Written exercise >>
Repeat the full listing below verbatim and keep the images out.

Given information >>
########

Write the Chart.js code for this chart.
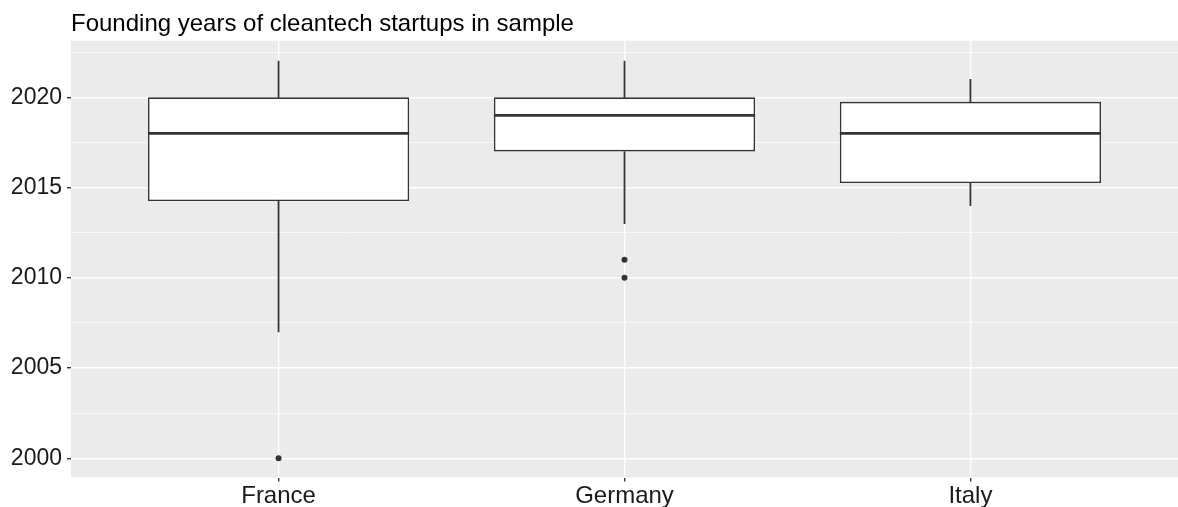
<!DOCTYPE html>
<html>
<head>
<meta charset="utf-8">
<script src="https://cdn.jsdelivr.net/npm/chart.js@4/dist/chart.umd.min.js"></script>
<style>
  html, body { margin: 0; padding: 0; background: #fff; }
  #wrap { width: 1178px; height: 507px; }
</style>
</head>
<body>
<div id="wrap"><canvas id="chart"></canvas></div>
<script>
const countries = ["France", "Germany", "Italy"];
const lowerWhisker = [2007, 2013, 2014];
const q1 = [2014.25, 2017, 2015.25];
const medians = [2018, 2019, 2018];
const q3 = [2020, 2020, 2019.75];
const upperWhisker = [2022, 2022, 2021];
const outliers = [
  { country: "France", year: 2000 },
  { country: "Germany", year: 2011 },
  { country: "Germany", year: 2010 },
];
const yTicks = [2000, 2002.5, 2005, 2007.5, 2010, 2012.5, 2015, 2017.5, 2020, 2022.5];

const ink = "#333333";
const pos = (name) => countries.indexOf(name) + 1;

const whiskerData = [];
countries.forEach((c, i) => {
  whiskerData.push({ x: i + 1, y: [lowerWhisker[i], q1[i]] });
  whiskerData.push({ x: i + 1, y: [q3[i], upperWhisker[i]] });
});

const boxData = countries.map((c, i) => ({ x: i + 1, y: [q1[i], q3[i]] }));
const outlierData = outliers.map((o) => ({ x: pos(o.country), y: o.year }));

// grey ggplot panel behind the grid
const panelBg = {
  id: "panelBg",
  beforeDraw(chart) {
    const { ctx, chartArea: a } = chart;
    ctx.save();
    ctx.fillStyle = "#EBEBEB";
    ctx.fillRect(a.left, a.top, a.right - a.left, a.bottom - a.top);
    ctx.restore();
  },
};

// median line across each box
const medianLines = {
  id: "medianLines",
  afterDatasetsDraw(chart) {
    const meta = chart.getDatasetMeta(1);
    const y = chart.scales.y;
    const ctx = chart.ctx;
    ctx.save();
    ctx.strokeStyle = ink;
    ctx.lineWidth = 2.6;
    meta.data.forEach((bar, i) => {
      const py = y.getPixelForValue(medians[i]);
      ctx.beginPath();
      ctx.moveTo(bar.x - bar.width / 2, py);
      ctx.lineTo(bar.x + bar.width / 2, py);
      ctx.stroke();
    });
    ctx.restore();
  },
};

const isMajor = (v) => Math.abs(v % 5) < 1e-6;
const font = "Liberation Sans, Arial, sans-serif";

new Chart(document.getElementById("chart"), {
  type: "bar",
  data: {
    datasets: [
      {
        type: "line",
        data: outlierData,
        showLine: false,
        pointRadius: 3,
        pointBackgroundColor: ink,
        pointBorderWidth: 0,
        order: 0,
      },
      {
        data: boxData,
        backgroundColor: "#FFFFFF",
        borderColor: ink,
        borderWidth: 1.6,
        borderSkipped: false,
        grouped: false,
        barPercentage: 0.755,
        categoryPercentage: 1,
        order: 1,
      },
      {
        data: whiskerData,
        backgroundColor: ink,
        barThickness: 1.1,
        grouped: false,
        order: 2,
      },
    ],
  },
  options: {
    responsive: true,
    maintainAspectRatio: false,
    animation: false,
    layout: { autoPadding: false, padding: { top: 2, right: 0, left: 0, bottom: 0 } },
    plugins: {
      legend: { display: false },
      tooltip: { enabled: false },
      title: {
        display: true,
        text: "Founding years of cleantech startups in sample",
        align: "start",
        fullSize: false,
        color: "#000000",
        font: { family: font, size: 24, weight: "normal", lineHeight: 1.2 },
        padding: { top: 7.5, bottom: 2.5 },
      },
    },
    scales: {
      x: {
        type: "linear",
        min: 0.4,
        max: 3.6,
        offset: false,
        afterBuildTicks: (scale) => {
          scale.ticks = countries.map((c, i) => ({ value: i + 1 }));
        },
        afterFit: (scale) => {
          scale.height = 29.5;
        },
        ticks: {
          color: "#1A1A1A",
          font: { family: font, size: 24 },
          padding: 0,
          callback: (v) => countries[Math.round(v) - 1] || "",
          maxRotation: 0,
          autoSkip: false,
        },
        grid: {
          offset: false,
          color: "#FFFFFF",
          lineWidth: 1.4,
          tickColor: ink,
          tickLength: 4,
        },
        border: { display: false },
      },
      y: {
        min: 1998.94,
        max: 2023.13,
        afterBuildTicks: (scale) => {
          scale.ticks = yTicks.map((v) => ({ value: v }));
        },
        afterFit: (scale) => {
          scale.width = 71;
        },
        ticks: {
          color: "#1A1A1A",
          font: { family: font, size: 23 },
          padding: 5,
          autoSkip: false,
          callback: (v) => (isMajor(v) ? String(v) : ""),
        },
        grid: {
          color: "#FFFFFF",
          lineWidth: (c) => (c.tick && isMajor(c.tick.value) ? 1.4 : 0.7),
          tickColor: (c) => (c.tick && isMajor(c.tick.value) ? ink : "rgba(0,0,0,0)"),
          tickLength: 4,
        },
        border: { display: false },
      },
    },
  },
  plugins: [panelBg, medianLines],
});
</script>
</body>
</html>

########

Problem solution >>
Write the Chart.js code for this chart.
<!DOCTYPE html>
<html>
<head>
<meta charset="utf-8">
<script src="https://cdn.jsdelivr.net/npm/chart.js@4/dist/chart.umd.min.js"></script>
<style>
  html, body { margin: 0; padding: 0; background: #fff; }
  #wrap { width: 1178px; height: 507px; }
</style>
</head>
<body>
<div id="wrap"><canvas id="chart"></canvas></div>
<script>
const countries = ["France", "Germany", "Italy"];
const lowerWhisker = [2007, 2013, 2014];
const q1 = [2014.25, 2017, 2015.25];
const medians = [2018, 2019, 2018];
const q3 = [2020, 2020, 2019.75];
const upperWhisker = [2022, 2022, 2021];
const outliers = [
  { country: "France", year: 2000 },
  { country: "Germany", year: 2011 },
  { country: "Germany", year: 2010 },
];
const yTicks = [2000, 2002.5, 2005, 2007.5, 2010, 2012.5, 2015, 2017.5, 2020, 2022.5];

const ink = "#333333";
const pos = (name) => countries.indexOf(name) + 1;

const whiskerData = [];
countries.forEach((c, i) => {
  whiskerData.push({ x: i + 1, y: [lowerWhisker[i], q1[i]] });
  whiskerData.push({ x: i + 1, y: [q3[i], upperWhisker[i]] });
});

const boxData = countries.map((c, i) => ({ x: i + 1, y: [q1[i], q3[i]] }));
const outlierData = outliers.map((o) => ({ x: pos(o.country), y: o.year }));

// grey ggplot panel behind the grid
const panelBg = {
  id: "panelBg",
  beforeDraw(chart) {
    const { ctx, chartArea: a } = chart;
    ctx.save();
    ctx.fillStyle = "#EBEBEB";
    ctx.fillRect(a.left, a.top, a.right - a.left, a.bottom - a.top);
    ctx.restore();
  },
};

// median line across each box
const medianLines = {
  id: "medianLines",
  afterDatasetsDraw(chart) {
    const meta = chart.getDatasetMeta(1);
    const y = chart.scales.y;
    const ctx = chart.ctx;
    ctx.save();
    ctx.strokeStyle = ink;
    ctx.lineWidth = 2.6;
    meta.data.forEach((bar, i) => {
      const py = y.getPixelForValue(medians[i]);
      ctx.beginPath();
      ctx.moveTo(bar.x - bar.width / 2, py);
      ctx.lineTo(bar.x + bar.width / 2, py);
      ctx.stroke();
    });
    ctx.restore();
  },
};

const isMajor = (v) => Math.abs(v % 5) < 1e-6;
const font = "Liberation Sans, Arial, sans-serif";

new Chart(document.getElementById("chart"), {
  type: "bar",
  data: {
    datasets: [
      {
        type: "line",
        data: outlierData,
        showLine: false,
        pointRadius: 3,
        pointBackgroundColor: ink,
        pointBorderWidth: 0,
        order: 0,
      },
      {
        data: boxData,
        backgroundColor: "#FFFFFF",
        borderColor: ink,
        borderWidth: 1.6,
        borderSkipped: false,
        grouped: false,
        barPercentage: 0.755,
        categoryPercentage: 1,
        order: 1,
      },
      {
        data: whiskerData,
        backgroundColor: ink,
        barThickness: 1.1,
        grouped: false,
        order: 2,
      },
    ],
  },
  options: {
    responsive: true,
    maintainAspectRatio: false,
    animation: false,
    layout: { autoPadding: false, padding: { top: 2, right: 0, left: 0, bottom: 0 } },
    plugins: {
      legend: { display: false },
      tooltip: { enabled: false },
      title: {
        display: true,
        text: "Founding years of cleantech startups in sample",
        align: "start",
        fullSize: false,
        color: "#000000",
        font: { family: font, size: 24, weight: "normal", lineHeight: 1.2 },
        padding: { top: 7.5, bottom: 2.5 },
      },
    },
    scales: {
      x: {
        type: "linear",
        min: 0.4,
        max: 3.6,
        offset: false,
        afterBuildTicks: (scale) => {
          scale.ticks = countries.map((c, i) => ({ value: i + 1 }));
        },
        afterFit: (scale) => {
          scale.height = 29.5;
        },
        ticks: {
          color: "#1A1A1A",
          font: { family: font, size: 24 },
          padding: 0,
          callback: (v) => countries[Math.round(v) - 1] || "",
          maxRotation: 0,
          autoSkip: false,
        },
        grid: {
          offset: false,
          color: "#FFFFFF",
          lineWidth: 1.4,
          tickColor: ink,
          tickLength: 4,
        },
        border: { display: false },
      },
      y: {
        min: 1998.94,
        max: 2023.13,
        afterBuildTicks: (scale) => {
          scale.ticks = yTicks.map((v) => ({ value: v }));
        },
        afterFit: (scale) => {
          scale.width = 71;
        },
        ticks: {
          color: "#1A1A1A",
          font: { family: font, size: 23 },
          padding: 5,
          autoSkip: false,
          callback: (v) => (isMajor(v) ? String(v) : ""),
        },
        grid: {
          color: "#FFFFFF",
          lineWidth: (c) => (c.tick && isMajor(c.tick.value) ? 1.4 : 0.7),
          tickColor: (c) => (c.tick && isMajor(c.tick.value) ? ink : "rgba(0,0,0,0)"),
          tickLength: 4,
        },
        border: { display: false },
      },
    },
  },
  plugins: [panelBg, medianLines],
});
</script>
</body>
</html>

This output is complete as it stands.